Macro guru Raoul Pal says that crypto assets are set for a new bull market as traditional finance firms begin to move into the nascent sector.
In a new thread, the former Goldman Sachs executive tells his one million followers on the social media platform X that the crypto sphere is set for a massive expansion as traditional financial firms start to plant their flags in the digital asset industry.
We are also seeing many of the biggest firms in fiat land eye the crypto world with envy and are beginning to visit and build offices there. Think of all the banks and asset managers beginning to build on blockchain tech such as Franklin Templeton, Fidelity, Apollo, JPM, Goldman, etc.
According to the Real Vision CEO, the crypto world is a new territory, one that is separate from the traditional financial system which he calls the fiat land.
Pal notes that the entire point of crypto and Bitcoin (BTC) is to build a parallel economy that can help everyday people flee the currency debasement witnessed in fiat land.
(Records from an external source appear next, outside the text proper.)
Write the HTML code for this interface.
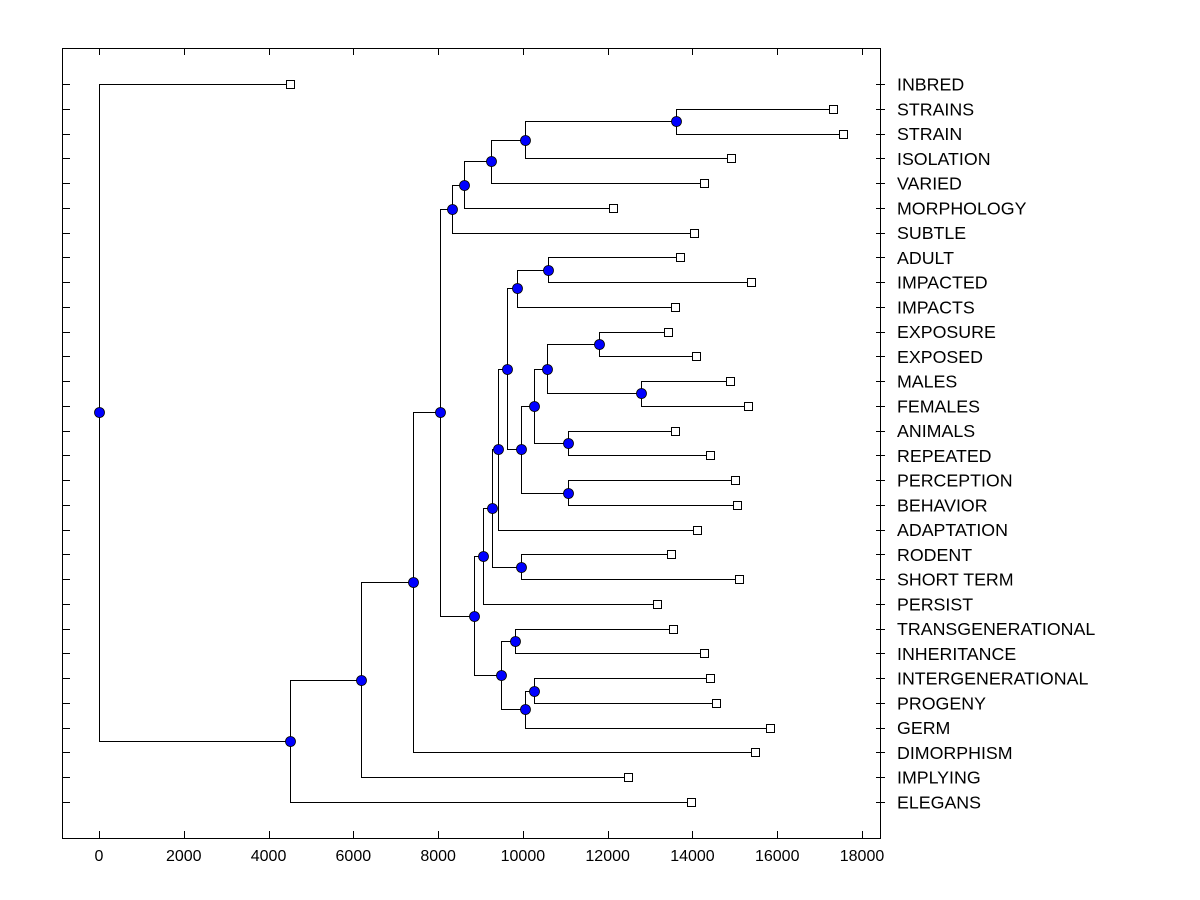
<!DOCTYPE html>
<html><head><meta charset="utf-8"><style>
body{margin:0;background:#fff}
svg{display:block}
text{font-family:"Liberation Sans",Arial,sans-serif;font-size:16px;fill:#000}
text.leaf{font-size:17.8px}
</style></head><body>
<svg id="chart" width="1200" height="900" xmlns="http://www.w3.org/2000/svg">
<rect x="62.5" y="48.5" width="818" height="790" fill="none" stroke="#000" stroke-width="1"/>
<g id="axes"></g><g id="links"></g><g id="marks"></g>
</svg>
<script>
const leafNames = ["INBRED","STRAINS","STRAIN","ISOLATION","VARIED","MORPHOLOGY","SUBTLE","ADULT","IMPACTED","IMPACTS","EXPOSURE","EXPOSED","MALES","FEMALES","ANIMALS","REPEATED","PERCEPTION","BEHAVIOR","ADAPTATION","RODENT","SHORT TERM","PERSIST","TRANSGENERATIONAL","INHERITANCE","INTERGENERATIONAL","PROGENY","GERM","DIMORPHISM","IMPLYING","ELEGANS"];
const leafValues = [4506,17316,17551,14909,14272,12126,14036,13706,15381,13588,13423,14084,14886,15310,13588,14414,15003,15051,14107,13494,15098,13164,13541,14272,14414,14555,15829,15475,12479,13965];
const nodeIds =    ["root","A","B","C","D","E","G","H","I","J","F","K","M","O","N","P","Q","S","R","T","V","X","Y","W","U","L","Z","AA","AB"];
const nodeValues = [0,4506,6181,7407,8044,8327,8611,9248,10050,13612,8846,9059,9271,9955,9413,9625,9861,10592,9955,10262,10569,11795,12786,11064,11064,9484,9814,10050,10262];
const nodeLeft =   ["INBRED","B","C","D","E","G","H","I","J","STRAINS","K","M","N","RODENT","P","Q","S","ADULT","T","V","X","EXPOSURE","MALES","ANIMALS","PERCEPTION","Z","TRANSGENERATIONAL","AB","INTERGENERATIONAL"];
const nodeRight =  ["A","ELEGANS","IMPLYING","DIMORPHISM","F","SUBTLE","MORPHOLOGY","VARIED","ISOLATION","STRAIN","L","PERSIST","O","SHORT TERM","ADAPTATION","R","IMPACTS","IMPACTED","U","W","Y","EXPOSED","FEMALES","REPEATED","BEHAVIOR","AA","INHERITANCE","GERM","PROGENY"];
const xTicks = [0,2000,4000,6000,8000,10000,12000,14000,16000,18000];

const NS="http://www.w3.org/2000/svg";
const X0=99, KX=(862-99)/18000;
const xs=v=>X0+v*KX;
const ys=i=>84+i*(802-84)/29;
function mk(tag,attrs,parent){const e=document.createElementNS(NS,tag);for(const k in attrs)e.setAttribute(k,attrs[k]);document.getElementById(parent).appendChild(e);return e;}

xTicks.forEach(t=>{
  const x=Math.round(xs(t))+0.5;
  const a=mk('line',{x1:x,x2:x,y1:838,y2:831,stroke:'#000'},'axes');
  
  
  const b=mk('line',{x1:x,x2:x,y1:48,y2:55,stroke:'#000'},'axes');
  
  
  const l=mk('text',{x:xs(t),y:861,'text-anchor':'middle'},'axes');
  l.textContent=t;
  
  
});
leafNames.forEach((n,i)=>{
  const y=Math.round(ys(i))+0.5;
  const a=mk('line',{x1:62,x2:70,y1:y,y2:y,stroke:'#000'},'axes');
  
  
  const b=mk('line',{x1:876,x2:885,y1:y,y2:y,stroke:'#000'},'axes');
  
  
  const l=mk('text',{x:897,y:ys(i)+6.5,'class':'leaf'},'axes');
  l.textContent=n;
  
  
});

const pos={};
leafNames.forEach((n,i)=>{pos[n]={x:xs(leafValues[i]),y:ys(i)};});
function resolve(id){
  if(pos[id])return pos[id];
  const k=nodeIds.indexOf(id);
  const a=resolve(nodeLeft[k]),b=resolve(nodeRight[k]);
  pos[id]={x:xs(nodeValues[k]),y:(a.y+b.y)/2};
  return pos[id];
}
nodeIds.forEach(id=>resolve(id));
nodeIds.forEach((id,k)=>{
  const p=pos[id],a=pos[nodeLeft[k]],b=pos[nodeRight[k]];
  const px=Math.round(p.x)+0.5;
  const path=mk('path',{d:`M${Math.round(a.x)} ${Math.round(a.y)+0.5}H${px}V${Math.round(b.y)+0.5}H${Math.round(b.x)}`,fill:'none',stroke:'#000','stroke-width':1},'links');
  
  
});
leafNames.forEach(n=>{
  const p=pos[n];
  const r=mk('rect',{x:Math.round(p.x)-3.5,y:Math.round(p.y)-3.5,width:8,height:8,fill:'#fff',stroke:'#000'},'marks');
  
  
});
nodeIds.forEach(id=>{
  const p=pos[id];
  const c=mk('circle',{cx:Math.round(p.x)+0.5,cy:Math.round(p.y)+0.5,r:5,fill:'#0000ff',stroke:'#000','stroke-width':0.8},'marks');
  
  
});
</script>
</body></html>
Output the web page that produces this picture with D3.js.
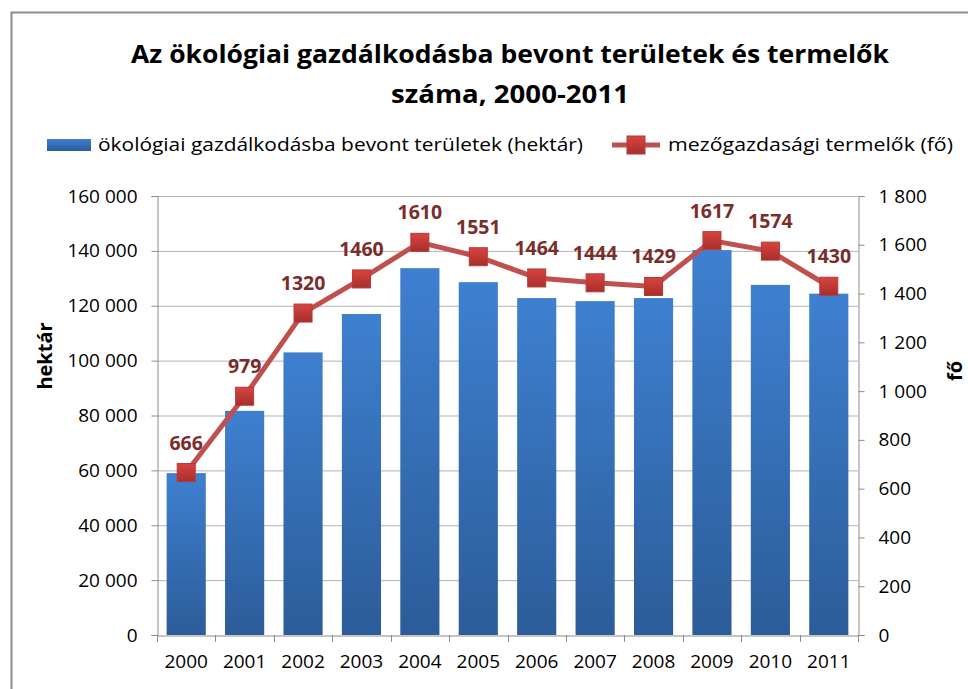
<!DOCTYPE html>
<html><head><meta charset="utf-8">
<script src="https://cdn.jsdelivr.net/npm/d3@7"></script>
<style>body{margin:0;background:#fff}svg{display:block}text{font-family:"Open Sans","DejaVu Sans",sans-serif}</style>
</head><body><svg id="c" width="968" height="689"></svg>
<script>
const years = ["2000","2001","2002","2003","2004","2005","2006","2007","2008","2009","2010","2011"];
const areaHa = [59000,81700,103000,117000,133700,128600,122800,121700,122800,140300,127600,124400];
const producers = [666,979,1320,1460,1610,1551,1464,1444,1429,1617,1574,1430];
const leftTicks = [0,20000,40000,60000,80000,100000,120000,140000,160000];
const rightTicks = [0,200,400,600,800,1000,1200,1400,1600,1800];
const titleLines = ["Az ökológiai gazdálkodásba  bevont területek és termelők","száma, 2000-2011"];
const seriesNames = ["ökológiai gazdálkodásba bevont területek (hektár)","mezőgazdasági termelők (fő)"];

const svg = d3.select("#c");
const L=157, R=858, T=196, B=635;
const fmt = v => d3.format(",")(v).replace(/,/g," ");

const defs = svg.append("defs");
const bg = defs.append("linearGradient").attr("id","bg").attr("x1",0).attr("y1",0).attr("x2",0).attr("y2",1);
bg.append("stop").attr("offset","0%").attr("stop-color","#3e80d0");
bg.append("stop").attr("offset","100%").attr("stop-color","#2c5c99");
const mg = defs.append("linearGradient").attr("id","mg").attr("x1",0).attr("y1",0).attr("x2",0).attr("y2",1);
mg.append("stop").attr("offset","0%").attr("stop-color","#d84440");
mg.append("stop").attr("offset","100%").attr("stop-color","#a82e2b");

// border
svg.append("path").attr("d","M11.5,689 V12.5 H968").attr("fill","none").attr("stroke","#8c8c8c").attr("stroke-width",2);

// title
svg.selectAll("text.title").data(titleLines).join("text").attr("class","title")
  .attr("x",510).attr("y",(d,i)=>63+i*40).attr("text-anchor","middle")
  .attr("font-size",25).attr("font-weight","bold").attr("fill","#000")
  .attr("textLength",(d,i)=>i===0?758:238).attr("lengthAdjust","spacingAndGlyphs")
  .text(d=>d);

const x = d3.scaleBand().domain(years).range([L,R]).paddingInner(0.33).paddingOuter(0.165);
const yL = d3.scaleLinear().domain([0,160000]).range([B,T]);
const yR = d3.scaleLinear().domain([0,1800]).range([B,T]);

// gridlines
svg.append("g").selectAll("line").data(leftTicks.slice(1)).join("line")
  .attr("x1",L).attr("x2",R).attr("y1",d=>yL(d)+0.5).attr("y2",d=>yL(d)+0.5)
  .attr("stroke","#b3b3b3").attr("stroke-width",1);

// bars
svg.append("g").selectAll("rect").data(areaHa).join("rect")
  .attr("x",(d,i)=>x(years[i])).attr("width",x.bandwidth())
  .attr("y",d=>yL(d)).attr("height",d=>B-yL(d)).attr("fill","url(#bg)");

// axes
const axL = svg.append("g").attr("transform",`translate(${L+0.5},0)`)
  .call(d3.axisLeft(yL).tickValues(leftTicks).tickFormat(fmt).tickSize(6).tickPadding(14));
const axR = svg.append("g").attr("transform",`translate(${R+0.5},0)`)
  .call(d3.axisRight(yR).tickValues(rightTicks).tickFormat(fmt).tickSize(6).tickPadding(14));
const xb = d3.scaleBand().domain(years).range([L,R]);
const axB = svg.append("g").attr("transform",`translate(0,${B+0.5})`)
  .call(d3.axisBottom(xb).tickSize(0).tickPadding(19));
[axL,axR,axB].forEach(a=>{
  a.select(".domain").attr("stroke","#8c8c8c");
  a.selectAll(".tick line").attr("stroke","#8c8c8c");
  a.selectAll("text").attr("font-size",19).attr("fill","#000").attr("font-family","'Open Sans',sans-serif");
});
// category separator ticks
svg.append("g").selectAll("line").data(d3.range(years.length+1)).join("line")
  .attr("x1",i=>Math.round(L+i*xb.step())+0.5).attr("x2",i=>Math.round(L+i*xb.step())+0.5)
  .attr("y1",B).attr("y2",B+7).attr("stroke","#8c8c8c");

// axis titles
svg.append("text").attr("transform","translate(52,356) rotate(-90)").attr("text-anchor","middle")
  .attr("font-size",20).attr("font-weight","bold").text("hektár");
svg.append("text").attr("transform","translate(962,371) rotate(-90)").attr("text-anchor","middle")
  .attr("font-size",20).attr("font-weight","bold").text("fő");

// line
const cx = i => x(years[i]) + x.bandwidth()/2;
const line = d3.line().x((d,i)=>cx(i)).y(d=>yR(d));
svg.append("path").datum(producers).attr("d",line).attr("fill","none")
  .attr("stroke","#c0504d").attr("stroke-width",5).attr("stroke-linejoin","round");
svg.append("g").selectAll("rect").data(producers).join("rect")
  .attr("x",(d,i)=>cx(i)-9).attr("y",d=>yR(d)-9).attr("width",18).attr("height",18)
  .attr("fill","url(#mg)").attr("stroke","#b33a37").attr("stroke-width",1);
svg.append("g").selectAll("text").data(producers).join("text")
  .attr("x",(d,i)=>cx(i)).attr("y",d=>yR(d)-23).attr("text-anchor","middle")
  .attr("font-size",19.5).attr("font-weight","bold").attr("fill","#7a2d2b").text(d=>d);

// legend
svg.append("rect").attr("x",47).attr("y",139).attr("width",44).attr("height",12).attr("fill","url(#bg)");
svg.append("text").attr("x",98).attr("y",151).attr("font-size",17.5).attr("textLength",485).attr("lengthAdjust","spacingAndGlyphs").text(seriesNames[0]);
svg.append("line").attr("x1",612).attr("x2",660).attr("y1",145).attr("y2",145).attr("stroke","#c0504d").attr("stroke-width",5);
svg.append("rect").attr("x",627).attr("y",136).attr("width",18).attr("height",18).attr("fill","url(#mg)").attr("stroke","#b33a37");
svg.append("text").attr("x",668).attr("y",151).attr("font-size",17.5).attr("textLength",285).attr("lengthAdjust","spacingAndGlyphs").text(seriesNames[1]);
</script></body></html>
The very reason Bitcoin exists is to circumnavigate the traditional banking system and lay the foundation of building a new financial system in parallel crypto world.
Such a new world over time attracts new migrants [from fiat land] into it after each subsequent bout of debasement or Fiat-Land issues such as war or expropriation of wealth, for example, both of which cause migration [from fiat land] en masse.
Pal goes on to say that upcoming Bitcoin exchange-traded funds (ETFs) will serve as a bridge between the crypto world and fiat land.
The big news outside of the banking problems (which will affect migration into the crypto world) is the coming BTC ETF. The correct way to think about this is that it is a trade agreement between fiat land and crypto world.
This agreement allows for FDI (foreign direct investment) to flow into the new world. For FDI to flow, fiat residents need to see superior rates of returns. With the SPX (S&P 500) up 7% and BTC up 100%, the new world looks rather attractive.